● **Information shown**:

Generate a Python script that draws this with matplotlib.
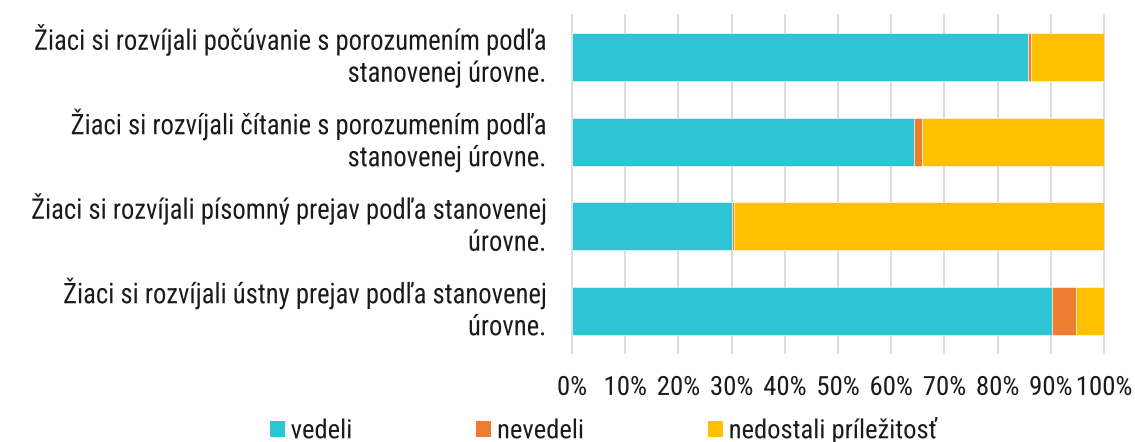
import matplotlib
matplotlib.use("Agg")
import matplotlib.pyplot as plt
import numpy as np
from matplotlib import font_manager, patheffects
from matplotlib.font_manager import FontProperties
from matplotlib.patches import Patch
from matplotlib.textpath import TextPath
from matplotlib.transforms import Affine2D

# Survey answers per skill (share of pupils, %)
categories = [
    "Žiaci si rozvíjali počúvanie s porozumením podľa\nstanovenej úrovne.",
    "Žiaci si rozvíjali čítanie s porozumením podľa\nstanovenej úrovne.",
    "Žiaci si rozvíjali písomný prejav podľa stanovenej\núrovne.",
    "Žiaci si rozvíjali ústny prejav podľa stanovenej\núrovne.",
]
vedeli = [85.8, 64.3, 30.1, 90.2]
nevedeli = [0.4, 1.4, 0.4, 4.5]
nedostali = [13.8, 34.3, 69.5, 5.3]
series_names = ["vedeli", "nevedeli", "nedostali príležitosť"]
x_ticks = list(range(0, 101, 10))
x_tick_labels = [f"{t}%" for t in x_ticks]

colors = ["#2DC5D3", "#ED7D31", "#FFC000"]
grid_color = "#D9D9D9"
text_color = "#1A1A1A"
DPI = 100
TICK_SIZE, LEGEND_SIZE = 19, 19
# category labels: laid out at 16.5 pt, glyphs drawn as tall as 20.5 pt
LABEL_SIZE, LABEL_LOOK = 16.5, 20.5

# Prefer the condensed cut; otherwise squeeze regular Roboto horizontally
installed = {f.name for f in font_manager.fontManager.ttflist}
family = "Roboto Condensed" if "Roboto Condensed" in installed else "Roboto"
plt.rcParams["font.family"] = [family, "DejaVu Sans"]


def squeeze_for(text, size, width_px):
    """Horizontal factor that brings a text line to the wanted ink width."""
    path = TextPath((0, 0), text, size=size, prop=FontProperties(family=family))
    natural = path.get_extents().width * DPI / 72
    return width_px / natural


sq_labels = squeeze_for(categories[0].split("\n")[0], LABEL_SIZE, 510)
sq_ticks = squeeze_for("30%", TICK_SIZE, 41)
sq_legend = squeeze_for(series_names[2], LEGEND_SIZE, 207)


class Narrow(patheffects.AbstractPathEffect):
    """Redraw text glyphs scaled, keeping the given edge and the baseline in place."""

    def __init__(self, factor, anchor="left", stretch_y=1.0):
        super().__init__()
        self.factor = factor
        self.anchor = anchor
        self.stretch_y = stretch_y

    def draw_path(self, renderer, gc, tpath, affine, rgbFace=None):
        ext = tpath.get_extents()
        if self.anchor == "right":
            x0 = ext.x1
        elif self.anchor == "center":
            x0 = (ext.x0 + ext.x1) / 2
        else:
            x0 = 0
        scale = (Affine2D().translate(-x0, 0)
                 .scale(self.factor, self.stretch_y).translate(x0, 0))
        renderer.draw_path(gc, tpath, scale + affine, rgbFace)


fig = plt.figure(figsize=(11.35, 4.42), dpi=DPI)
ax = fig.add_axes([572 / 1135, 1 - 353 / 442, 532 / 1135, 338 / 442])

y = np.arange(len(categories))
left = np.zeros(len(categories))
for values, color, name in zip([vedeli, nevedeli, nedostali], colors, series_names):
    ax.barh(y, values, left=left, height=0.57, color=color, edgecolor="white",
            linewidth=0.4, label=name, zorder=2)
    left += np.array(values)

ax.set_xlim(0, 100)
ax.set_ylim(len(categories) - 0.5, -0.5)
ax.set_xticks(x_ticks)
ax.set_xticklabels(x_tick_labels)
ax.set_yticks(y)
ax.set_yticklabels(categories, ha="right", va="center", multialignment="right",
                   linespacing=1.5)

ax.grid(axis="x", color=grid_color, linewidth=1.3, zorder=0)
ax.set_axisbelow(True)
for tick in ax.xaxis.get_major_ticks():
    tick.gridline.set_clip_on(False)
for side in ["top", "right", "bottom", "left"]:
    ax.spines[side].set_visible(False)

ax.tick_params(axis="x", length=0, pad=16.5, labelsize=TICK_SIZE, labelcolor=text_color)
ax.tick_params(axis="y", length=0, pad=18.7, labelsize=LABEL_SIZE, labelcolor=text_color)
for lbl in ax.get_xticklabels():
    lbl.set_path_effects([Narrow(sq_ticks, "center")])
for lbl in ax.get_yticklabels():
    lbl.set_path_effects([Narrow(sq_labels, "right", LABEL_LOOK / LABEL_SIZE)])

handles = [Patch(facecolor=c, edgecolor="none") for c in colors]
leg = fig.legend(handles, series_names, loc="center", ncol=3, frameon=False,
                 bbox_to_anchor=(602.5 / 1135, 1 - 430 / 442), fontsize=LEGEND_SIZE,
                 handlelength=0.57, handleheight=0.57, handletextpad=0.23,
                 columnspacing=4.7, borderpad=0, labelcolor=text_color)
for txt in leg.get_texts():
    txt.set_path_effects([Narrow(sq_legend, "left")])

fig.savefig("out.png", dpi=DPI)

● **Problem details**: Copy out all the data without changing anything, and drop the pictures.

● **Reply**:
Generate a Python script that draws this with matplotlib.
import matplotlib
matplotlib.use("Agg")
import matplotlib.pyplot as plt
import numpy as np
from matplotlib import font_manager, patheffects
from matplotlib.font_manager import FontProperties
from matplotlib.patches import Patch
from matplotlib.textpath import TextPath
from matplotlib.transforms import Affine2D

# Survey answers per skill (share of pupils, %)
categories = [
    "Žiaci si rozvíjali počúvanie s porozumením podľa\nstanovenej úrovne.",
    "Žiaci si rozvíjali čítanie s porozumením podľa\nstanovenej úrovne.",
    "Žiaci si rozvíjali písomný prejav podľa stanovenej\núrovne.",
    "Žiaci si rozvíjali ústny prejav podľa stanovenej\núrovne.",
]
vedeli = [85.8, 64.3, 30.1, 90.2]
nevedeli = [0.4, 1.4, 0.4, 4.5]
nedostali = [13.8, 34.3, 69.5, 5.3]
series_names = ["vedeli", "nevedeli", "nedostali príležitosť"]
x_ticks = list(range(0, 101, 10))
x_tick_labels = [f"{t}%" for t in x_ticks]

colors = ["#2DC5D3", "#ED7D31", "#FFC000"]
grid_color = "#D9D9D9"
text_color = "#1A1A1A"
DPI = 100
TICK_SIZE, LEGEND_SIZE = 19, 19
# category labels: laid out at 16.5 pt, glyphs drawn as tall as 20.5 pt
LABEL_SIZE, LABEL_LOOK = 16.5, 20.5

# Prefer the condensed cut; otherwise squeeze regular Roboto horizontally
installed = {f.name for f in font_manager.fontManager.ttflist}
family = "Roboto Condensed" if "Roboto Condensed" in installed else "Roboto"
plt.rcParams["font.family"] = [family, "DejaVu Sans"]


def squeeze_for(text, size, width_px):
    """Horizontal factor that brings a text line to the wanted ink width."""
    path = TextPath((0, 0), text, size=size, prop=FontProperties(family=family))
    natural = path.get_extents().width * DPI / 72
    return width_px / natural


sq_labels = squeeze_for(categories[0].split("\n")[0], LABEL_SIZE, 510)
sq_ticks = squeeze_for("30%", TICK_SIZE, 41)
sq_legend = squeeze_for(series_names[2], LEGEND_SIZE, 207)


class Narrow(patheffects.AbstractPathEffect):
    """Redraw text glyphs scaled, keeping the given edge and the baseline in place."""

    def __init__(self, factor, anchor="left", stretch_y=1.0):
        super().__init__()
        self.factor = factor
        self.anchor = anchor
        self.stretch_y = stretch_y

    def draw_path(self, renderer, gc, tpath, affine, rgbFace=None):
        ext = tpath.get_extents()
        if self.anchor == "right":
            x0 = ext.x1
        elif self.anchor == "center":
            x0 = (ext.x0 + ext.x1) / 2
        else:
            x0 = 0
        scale = (Affine2D().translate(-x0, 0)
                 .scale(self.factor, self.stretch_y).translate(x0, 0))
        renderer.draw_path(gc, tpath, scale + affine, rgbFace)


fig = plt.figure(figsize=(11.35, 4.42), dpi=DPI)
ax = fig.add_axes([572 / 1135, 1 - 353 / 442, 532 / 1135, 338 / 442])

y = np.arange(len(categories))
left = np.zeros(len(categories))
for values, color, name in zip([vedeli, nevedeli, nedostali], colors, series_names):
    ax.barh(y, values, left=left, height=0.57, color=color, edgecolor="white",
            linewidth=0.4, label=name, zorder=2)
    left += np.array(values)

ax.set_xlim(0, 100)
ax.set_ylim(len(categories) - 0.5, -0.5)
ax.set_xticks(x_ticks)
ax.set_xticklabels(x_tick_labels)
ax.set_yticks(y)
ax.set_yticklabels(categories, ha="right", va="center", multialignment="right",
                   linespacing=1.5)

ax.grid(axis="x", color=grid_color, linewidth=1.3, zorder=0)
ax.set_axisbelow(True)
for tick in ax.xaxis.get_major_ticks():
    tick.gridline.set_clip_on(False)
for side in ["top", "right", "bottom", "left"]:
    ax.spines[side].set_visible(False)

ax.tick_params(axis="x", length=0, pad=16.5, labelsize=TICK_SIZE, labelcolor=text_color)
ax.tick_params(axis="y", length=0, pad=18.7, labelsize=LABEL_SIZE, labelcolor=text_color)
for lbl in ax.get_xticklabels():
    lbl.set_path_effects([Narrow(sq_ticks, "center")])
for lbl in ax.get_yticklabels():
    lbl.set_path_effects([Narrow(sq_labels, "right", LABEL_LOOK / LABEL_SIZE)])

handles = [Patch(facecolor=c, edgecolor="none") for c in colors]
leg = fig.legend(handles, series_names, loc="center", ncol=3, frameon=False,
                 bbox_to_anchor=(602.5 / 1135, 1 - 430 / 442), fontsize=LEGEND_SIZE,
                 handlelength=0.57, handleheight=0.57, handletextpad=0.23,
                 columnspacing=4.7, borderpad=0, labelcolor=text_color)
for txt in leg.get_texts():
    txt.set_path_effects([Narrow(sq_legend, "left")])

fig.savefig("out.png", dpi=DPI)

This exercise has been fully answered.